Neil Fowler – former editor of the Lincolnshire Echo, Derby Evening Telegraph, Newcastle Journal and the Western Mail – told me: “We need to push for the return of local newspapers to independent ownership.

“I’m talking about patriarchal and family-based firms that are embedded in the communities, or local trusts and consortia whose focus is on news and information that assist neighbourhoods, not profits and dividends that drain them.”

Fowler has spent the last year as a Guardian research fellow at Nuffield College, Oxford, developing these thoughts, and his detailed article on the subject appears in ‘Is There a Better Structure for News Providers’ published by the Reuters Institute for the Study of Journalism.

“It’s almost become my personal campaign,” added Fowler, “because I believe there are people and structures out there that can run newspapers, perhaps not pocketing huge rewards, but without going under.

“You only have to look at what Ray Tindle has done [Tindle’s group owns 200-plus small weeklies and has no debt] to realise that there could be a future, and there are others doing or thinking of doing the same thing on a small scale.”

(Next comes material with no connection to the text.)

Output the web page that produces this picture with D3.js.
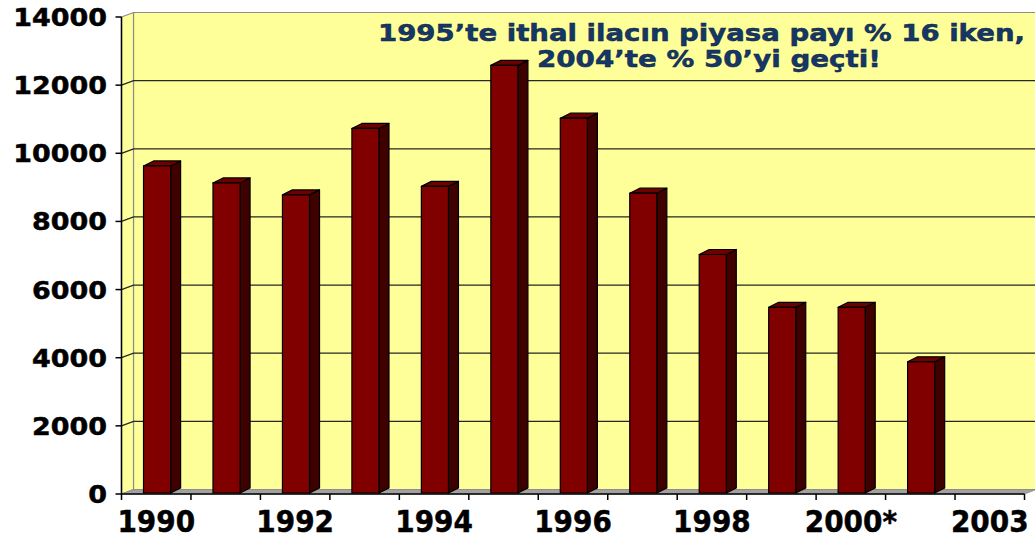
<!DOCTYPE html>
<html>
<head>
<meta charset="utf-8">
<script src="https://cdn.jsdelivr.net/npm/d3@7/dist/d3.min.js"></script>
<style>
  html, body { margin: 0; padding: 0; background: #ffffff; }
  svg { display: block; }
</style>
</head>
<body>
<svg id="chart" width="1035" height="543"></svg>
<script>
// Yearly values (one bar per year; the last year has no value)
const categories = ["1990", "1991", "1992", "1993", "1994", "1995", "1996",
                    "1997", "1998", "1999", "2000*", "2001", "2003"];
const values = [9600, 9100, 8750, 10700, 9000, 12550, 11000,
                8800, 7000, 5450, 5450, 3850, null];
const yTicks = [0, 2000, 4000, 6000, 8000, 10000, 12000, 14000];
const titleLines = ["1995’te ithal ilacın piyasa payı % 16 iken,",
                    "2004’te % 50’yi geçti!"];

const svg = d3.select("#chart");

// Front plane scales
const x = d3.scaleBand().domain(categories).range([121.5, 1024.5]).paddingInner(0).paddingOuter(0);
const y = d3.scaleLinear().domain([0, 14000]).range([494, 17]);

// 3D offsets: walls and bar depth
const wallDx = 12, wallDy = -4.5;
const barDx = 10, barDy = -5;
const barLift = -1;

const x0 = x.range()[0], x1 = x.range()[1];
const yTop = y(14000), yBase = y(0);

// Back wall
svg.append("polygon")
  .attr("points", [[x0 + wallDx, yTop + wallDy], [x1 + wallDx, yTop + wallDy],
                   [x1 + wallDx, yBase + wallDy], [x0 + wallDx, yBase + wallDy]].join(" "))
  .attr("fill", "#ffff99").attr("stroke", "#8c8c8c").attr("stroke-width", 1.2);

// Left side wall
svg.append("polygon")
  .attr("points", [[x0, yTop], [x0 + wallDx, yTop + wallDy],
                   [x0 + wallDx, yBase + wallDy], [x0, yBase]].join(" "))
  .attr("fill", "#ffff99").attr("stroke", "#8c8c8c").attr("stroke-width", 1.2);

// Floor
svg.append("polygon")
  .attr("points", [[x0, yBase], [x1, yBase], [x1 + wallDx, yBase + wallDy],
                   [x0 + wallDx, yBase + wallDy]].join(" "))
  .attr("fill", "#a0a0a0").attr("stroke", "#8c8c8c").attr("stroke-width", 0.8);

// Gridlines on the side wall and back wall
const grid = svg.append("g").attr("stroke", "#262626").attr("stroke-width", 1.3).attr("fill", "none");
yTicks.filter(v => v > 0 && v < 14000).forEach(v => {
  grid.append("path")
    .attr("d", `M${x0},${y(v)}L${x0 + wallDx},${y(v) + wallDy}L${x1 + wallDx},${y(v) + wallDy}`);
});

// 3D bars
const barFrac0 = 0.317, barFrac = 0.39;
const bars = svg.append("g").attr("stroke", "#000").attr("stroke-width", 1.2).attr("stroke-linejoin", "round");
categories.forEach((c, i) => {
  const v = values[i];
  if (v == null) return;
  const bx = x(c) + x.bandwidth() * barFrac0;
  const bw = x.bandwidth() * barFrac;
  const top = y(v) + barLift;
  const base = y(0) + barLift;
  const g = bars.append("g");
  g.append("polygon")
    .attr("points", [[bx + bw, top], [bx + bw + barDx, top + barDy],
                     [bx + bw + barDx, base + barDy], [bx + bw, base]].join(" "))
    .attr("fill", "#3f0000");
  g.append("polygon")
    .attr("points", [[bx, top], [bx + barDx, top + barDy],
                     [bx + bw + barDx, top + barDy], [bx + bw, top]].join(" "))
    .attr("fill", "#6e0000");
  g.append("rect")
    .attr("x", bx).attr("y", top).attr("width", bw).attr("height", base - top)
    .attr("fill", "#800000");
});

// Y axis
const yAxis = svg.append("g");
yAxis.append("line").attr("x1", x0).attr("x2", x0).attr("y1", yTop).attr("y2", yBase)
  .attr("stroke", "#000").attr("stroke-width", 1.5);
yTicks.forEach(v => {
  yAxis.append("line").attr("x1", x0 - 6).attr("x2", x0).attr("y1", y(v)).attr("y2", y(v))
    .attr("stroke", "#000").attr("stroke-width", 1.5);
  yAxis.append("text")
    .attr("transform", `translate(107,${y(v) + 9}) scale(1.1,1)`)
    .attr("text-anchor", "end")
    .attr("font-family", "DejaVu Sans, Verdana, sans-serif")
    .attr("font-weight", "bold")
    .attr("font-size", 24.5)
    .attr("fill", "#000")
    .attr("stroke", "#000").attr("stroke-width", 0.5)
    .text(d3.format("d")(v));
});

// X axis
const xAxis = svg.append("g");
xAxis.append("line").attr("x1", x0).attr("x2", x1).attr("y1", yBase).attr("y2", yBase)
  .attr("stroke", "#000").attr("stroke-width", 1.5);
categories.concat([null]).forEach((c, i) => {
  const tx = c == null ? x1 : x(c);
  xAxis.append("line").attr("x1", tx).attr("x2", tx).attr("y1", yBase).attr("y2", yBase + 6)
    .attr("stroke", "#000").attr("stroke-width", 1.5);
});
categories.forEach((c, i) => {
  if (i % 2 !== 0) return;
  xAxis.append("text")
    .attr("transform", `translate(${x(c) + x.bandwidth() / 2},532) scale(0.9,1)`)
    .attr("text-anchor", "middle")
    .attr("font-family", "DejaVu Sans, Verdana, sans-serif")
    .attr("font-weight", "bold")
    .attr("font-size", 31)
    .attr("fill", "#000")
    .attr("stroke", "#000").attr("stroke-width", 0.5)
    .text(c);
});

// Title annotation
const titleSpans = [
  { text: titleLines[0], x: 378, y: 41, len: 647 },
  { text: titleLines[1], x: 537, y: 67, len: 344 }
];
titleSpans.forEach(t => {
  svg.append("text")
    .attr("x", t.x).attr("y", t.y)
    .attr("textLength", t.len).attr("lengthAdjust", "spacingAndGlyphs")
    .attr("font-family", "DejaVu Sans, Verdana, sans-serif")
    .attr("font-weight", "bold")
    .attr("font-size", 23.5)
    .attr("fill", "#143766")
    .attr("stroke", "#0d2444").attr("stroke-width", 0.5)
    .text(t.text);
});
</script>
</body>
</html>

Fowler wasn’t the only delegate with such revolutionary thoughts at conference.

Newspaper consultant Jim Chisholm – a regular contributor to InPublishing – had been commissioned by the SoE to analyse a survey of editors’ attitudes, and this was unveiled on the final morning of conference.

The survey’s statistics were interesting if predictable – suggesting, for example, that newspapers’ editorial staff numbers had fallen by an average of 29% since 2007.

But it was some of the comments from editors when asked about ‘the most positive things that could happen in the next five years’ that really caught my eye.

“The end of the corporate era and the return of regional media to private ownership,” said one respondent succinctly.

Another went into more detail: “Entrepreneurs coming along to start newspapers where there are gaps in the market, ie, where newspapers have closed and gone weekly.”

And a third was even more effusive: “Global corporations will lose interest in printed media as revenues continue to decline and margins are narrowed.

“That will leave the door open for genuinely local subsistence publications to emerge, like mouse-like mammals under the feet of the dying dinosaurs.”

It wasn’t the survey’s most popular theme, but it was certainly a repeated forecast – and one that will fuel the likes of Fowler and others in their quest for the survival of local and regional newspapers.